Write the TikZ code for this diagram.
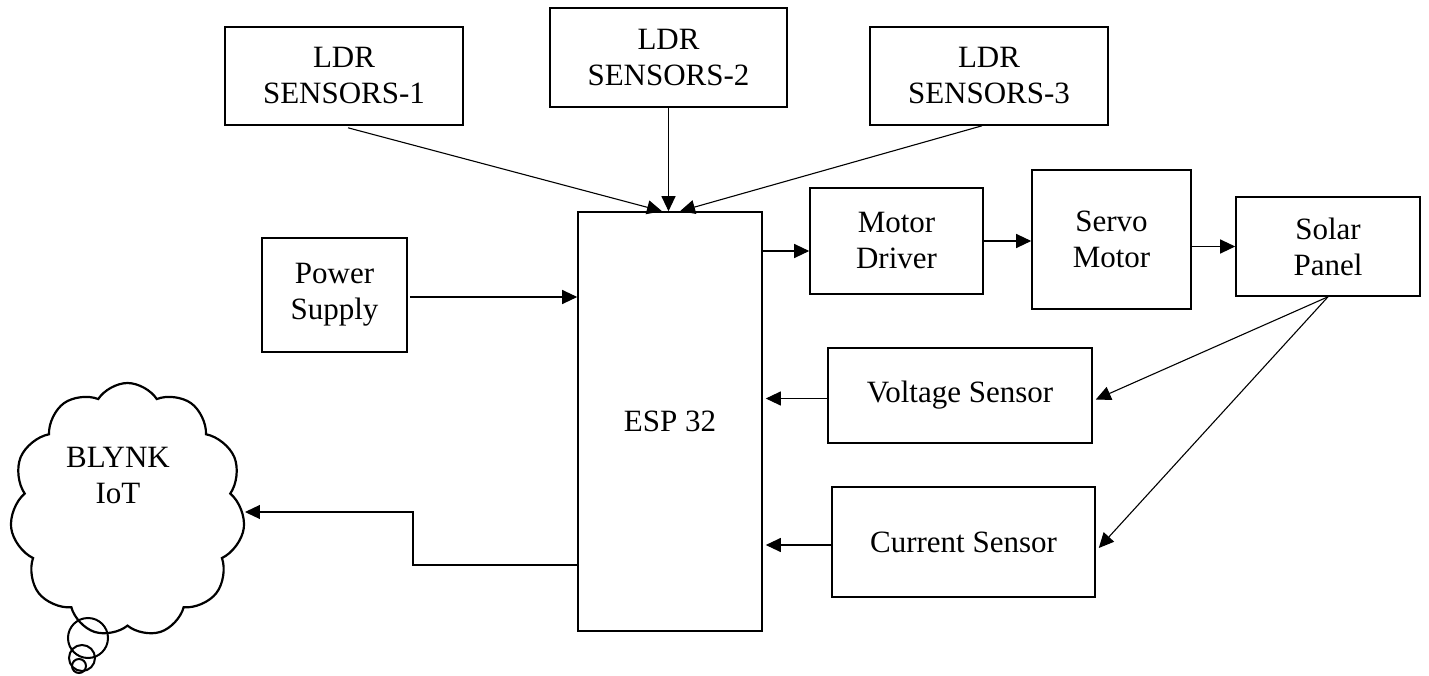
\documentclass[tikz,border=0pt]{standalone}
\usepackage{fontspec}
\setmainfont{Liberation Serif}
\usetikzlibrary{shapes.symbols,arrows.meta,calc}
\begin{document}
\begin{tikzpicture}[x=1pt,y=-1pt,
  box/.style={draw,line width=1.6pt,inner sep=0pt,align=center,font=\fontsize{31}{36}\selectfont},
  arr/.style={line width=1.1pt,-{Triangle[length=15pt,width=14pt]}},
  lbl/.style={align=center,font=\fontsize{31}{36}\selectfont,inner sep=0pt}]
\useasboundingbox (0,0) rectangle (1429,676);
% boxes
\node[box,minimum width=238pt,minimum height=98pt] (ldr1) at (344,76) {LDR\\SENSORS-1};
\node[box,minimum width=237pt,minimum height=99pt] (ldr2) at (668.5,57.5) {LDR\\SENSORS-2};
\node[box,minimum width=238pt,minimum height=98pt] (ldr3) at (989,76) {LDR\\SENSORS-3};
\node[box,minimum width=145pt,minimum height=114pt] (ps) at (334.5,295) {Power\\Supply};
\node[box,minimum width=184pt,minimum height=419pt] (esp) at (670,421.5) {ESP 32};
\node[box,minimum width=173pt,minimum height=106pt] (md) at (896.5,241) {Motor\\Driver};
\node[box,minimum width=159pt,minimum height=139pt] (servo) at (1111.5,239.5) {Servo\\Motor};
\node[box,minimum width=184pt,minimum height=99pt] (solar) at (1328,246.5) {Solar\\Panel};
\node[box,minimum width=264pt,minimum height=95pt] (volt) at (960,395.5) {Voltage Sensor};
\node[box,minimum width=263pt,minimum height=110pt] (cur) at (963.5,542) {Current Sensor};
% cloud
\node[cloud,draw,line width=2.2pt,cloud puffs=11,cloud puff arc=115,cloud ignores aspect,
      minimum width=235pt,minimum height=254pt,inner sep=0pt] (blynk) at (127.5,510) {};
\node[lbl] (blynklbl) at (118,475) {BLYNK\\IoT};
\draw[line width=2pt] (88,638) circle (20);
\draw[line width=2pt] (82,658) circle (13);
\draw[line width=2pt] (79,666) circle (7);
% connectors
\draw[arr] ($(ldr1.south)+(4,2)$) -- ($(esp.north)+(-8,0)$);
\draw[arr] (ldr2.south) -- (ldr2.south |- esp.north);
\draw[arr] ($(ldr3.south)+(-7,0)$) -- ($(esp.north)+(10,0)$);
\coordinate (mdin) at ($(md.west)+(0,10)$);
\draw[arr] (esp.east |- mdin) -- (mdin);
\draw[arr] (md.east) -- (md.east -| servo.west);
\draw[arr] (solar.west -| servo.east) -- (solar.west);
\draw[arr] ($(ps.east)+(2,2)$) -- ($(ps.east -| esp.west)+(0,2)$);
\draw[arr] (solar.south) -- ($(volt.east)+(3,4)$);
\draw[arr] (solar.south) -- ($(cur.east)+(3,6)$);
\draw[arr,shorten >=3pt] ($(volt.west)+(0,3)$) -- ($(volt.west -| esp.east)+(0,3)$);
\draw[arr,shorten >=3pt] ($(cur.west)+(0,3)$) -- ($(cur.west -| esp.east)+(0,3)$);
\coordinate (bend) at (413,565);
\draw[arr] (esp.west |- bend) -- (bend) |- ($(blynk.east)+(2,2)$);
\end{tikzpicture}
\end{document}
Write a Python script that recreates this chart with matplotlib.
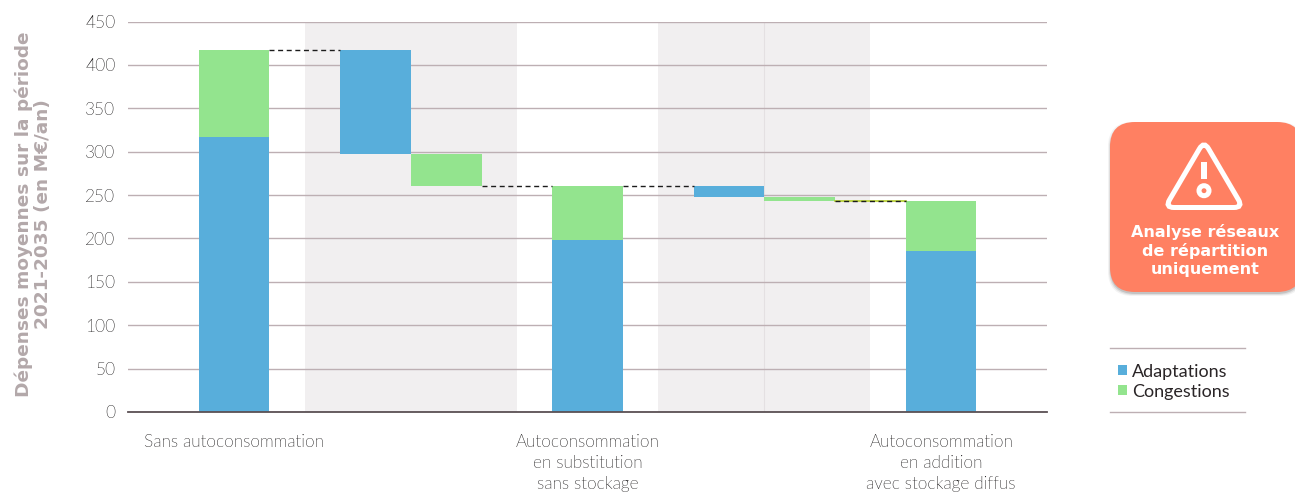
import matplotlib
matplotlib.use("Agg")
import matplotlib.pyplot as plt
from matplotlib import font_manager as fm
from matplotlib.patches import FancyBboxPatch, PathPatch, Circle, Rectangle
from matplotlib.path import Path
from matplotlib.lines import Line2D

# Waterfall steps, one per slot on the category axis
slots = list(range(13))
adapt_bottom = [0, 0, 0, 297.5, 0, 0, 0, 0, 248, 0, 0, 0, 0]
adapt_height = [0, 317, 0, 119.5, 0, 0, 198.5, 0, 13, 0, 0, 186, 0]
cong_bottom = [0, 317, 0, 0, 261, 0, 198.5, 0, 0, 243, 0, 186, 0]
cong_height = [0, 100, 0, 0, 36.5, 0, 62.5, 0, 0, 5, 0, 57, 0]

# Dashed links between steps: (slot, level)
link_slots = [2, 5, 7, 10]
link_levels = [417, 261, 261, 243]

# Shaded ranges on the category axis
band_ranges = [(2.0, 5.0), (7.0, 10.0)]

y_ticks = list(range(0, 451, 50))
category_slots = [1, 6, 11]
category_labels = ["Sans autoconsommation",
                   "Autoconsommation\nen substitution\nsans stockage",
                   "Autoconsommation\nen addition\navec stockage diffus"]
legend_names = ["Adaptations", "Congestions"]

BLUE = "#58aedb"
GREEN = "#93e48e"
GRID = "#bdafb3"
BAND = "#f1eff0"
AXIS = "#5b5054"
MUTED = "#b3a8aa"
CORAL = "#ff8062"
TEXT = "#0f0d0e"


def light_font(size):
    """Lato Light when its file is available, regular Lato otherwise."""
    for f in fm.fontManager.ttflist:
        stem = f.fname.rsplit("/", 1)[-1].lower()
        if "lato" in stem and "light" in stem and "italic" not in stem:
            return fm.FontProperties(fname=f.fname, size=size)
    return fm.FontProperties(family="Lato", size=size)


W, H = 1295, 492
fig = plt.figure(figsize=(W / 100, H / 100), dpi=100, facecolor="white")
ax = fig.add_axes([128 / W, 1 - 412 / H, (1047.2 - 128) / W, (412 - 21.5) / H])
ax.set_xlim(-0.5, 12.5)
ax.set_ylim(0, 450)
ax.set_facecolor("none")

for a, b in band_ranges:
    ax.axvspan(a, b, color=BAND, lw=0, zorder=0)
ax.axvline(8.5, color="#e4e0e2", lw=0.8, zorder=0.5)

ax.set_yticks(y_ticks)
ax.yaxis.grid(True, color=GRID, lw=1.0, zorder=1)
ax.xaxis.grid(False)
ax.set_axisbelow(True)

ax.bar(slots, adapt_height, width=1.0, bottom=adapt_bottom, color=BLUE, lw=0, zorder=3)
ax.bar(slots, cong_height, width=1.0, bottom=cong_bottom, color=GREEN, lw=0, zorder=3)

for s, lvl in zip(link_slots, link_levels):
    if s == 10:
        ax.plot([s - 0.5, s + 0.5], [lvl, lvl], color="#b5cf2a", lw=1.2, zorder=3.5)
    ax.plot([s - 0.5, s + 0.5], [lvl, lvl], color="#1c1c1c", lw=1.0,
            dashes=(3.6, 2.6), zorder=4)

for side in ("top", "right", "left"):
    ax.spines[side].set_visible(False)
ax.spines["bottom"].set_color(AXIS)
ax.spines["bottom"].set_linewidth(1.3)
ax.spines["bottom"].set_zorder(5)

ax.tick_params(axis="y", length=0, pad=9, labelcolor=TEXT)
for t in ax.get_yticklabels():
    t.set_fontproperties(light_font(12.4))

ax.set_xticks(category_slots)
ax.set_xticklabels(category_labels, color=TEXT, linespacing=1.38, va="top")
for t in ax.get_xticklabels():
    t.set_fontproperties(light_font(12.4))
ax.tick_params(axis="x", length=0, pad=16)

# Overlay in pixel coordinates for the badge, legend and axis title
ov = fig.add_axes([0, 0, 1, 1], zorder=10)
ov.set_xlim(0, W)
ov.set_ylim(H, 0)
ov.axis("off")
ov.patch.set_alpha(0)

ov.text(33.5, 214, "Dépenses moyennes sur la période\n2021-2035 (en M€/an)", rotation=90,
        ha="center", va="center", multialignment="center", fontsize=13.3,
        fontweight="bold", color=MUTED, family="DejaVu Sans", linespacing=1.07)

# Badge with a soft shadow along its lower edge
box_r = 25
for grow, alpha in ((3.0, 0.06), (2.0, 0.10), (1.0, 0.16)):
    ov.add_patch(FancyBboxPatch((1110 + box_r, 122 + box_r + 2), 192 - 2 * box_r, 170 - 2 * box_r,
                                boxstyle=f"round,pad={box_r + grow - 1},rounding_size={box_r}",
                                fc="#333333", ec="none", alpha=alpha, zorder=1))
ov.add_patch(FancyBboxPatch((1110 + box_r, 122 + box_r), 192 - 2 * box_r, 170 - 2 * box_r,
                            boxstyle=f"round,pad={box_r},rounding_size={box_r}",
                            fc=CORAL, ec="none", zorder=2))

# Warning triangle with rounded corners
apex, right, left = (1204, 141.0), (1243, 207.5), (1165, 207.5)


def toward(p, q, d):
    length = ((q[0] - p[0]) ** 2 + (q[1] - p[1]) ** 2) ** 0.5
    return (p[0] + (q[0] - p[0]) * d / length, p[1] + (q[1] - p[1]) * d / length)


corners = [apex, right, left]
verts, codes = [], []
for i, c in enumerate(corners):
    prev_c, next_c = corners[i - 1], corners[(i + 1) % 3]
    verts += [toward(c, prev_c, 9), c, toward(c, next_c, 9)]
    codes += [Path.MOVETO if i == 0 else Path.LINETO, Path.CURVE3, Path.CURVE3]
verts.append(verts[0])
codes.append(Path.CLOSEPOLY)
ov.add_patch(PathPatch(Path(verts, codes), fc="none", ec="white", lw=3.6, zorder=3))
ov.add_patch(Rectangle((1201, 162), 6, 17, fc="white", ec="none", zorder=3))
ov.add_patch(Circle((1204, 190.7), 5.0, fc="none", ec="white", lw=3.6, zorder=3))

ov.text(1205, 250.5, "Analyse réseaux\nde répartition\nuniquement", ha="center", va="center",
        fontsize=11.5, fontweight="bold", color="white", family="DejaVu Sans", linespacing=1.26,
        zorder=3)

# Legend block between two rules
for y in (347.5, 411.5):
    ov.add_line(Line2D([1110, 1245], [y, y], color=GRID, lw=1.0))
for y, col, name in zip((370, 390), (BLUE, GREEN), legend_names):
    ov.add_patch(Rectangle((1118, y - 5), 9, 10, fc=col, ec="none"))
    ov.text(1132, y + 1.5, name, va="center", ha="left", color="#2a2527",
            fontproperties=fm.FontProperties(family="Lato", size=13))

fig.savefig("out.png", dpi=100)
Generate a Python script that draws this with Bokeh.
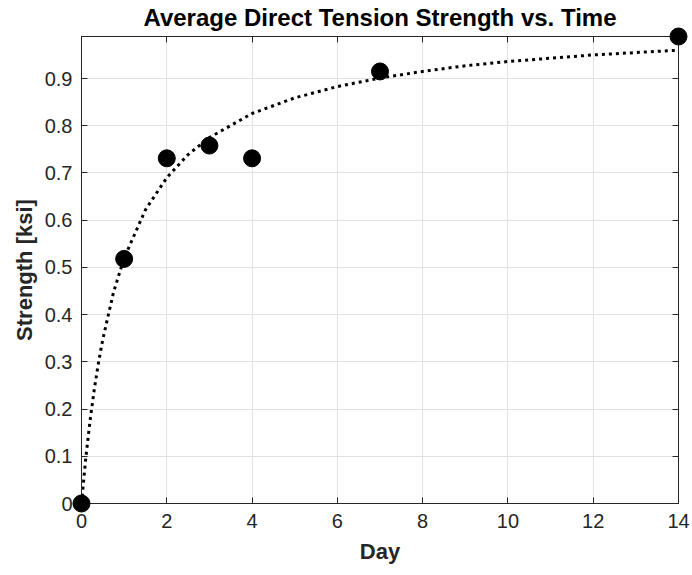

────

__WHAT IS EXPECTED__
Return every line of the preceding records in which the word "that" appears.

__EXERCISE RESULT__
Write a Python script that recreates this chart with matplotlib.
Generate a Python script that draws this with Bokeh.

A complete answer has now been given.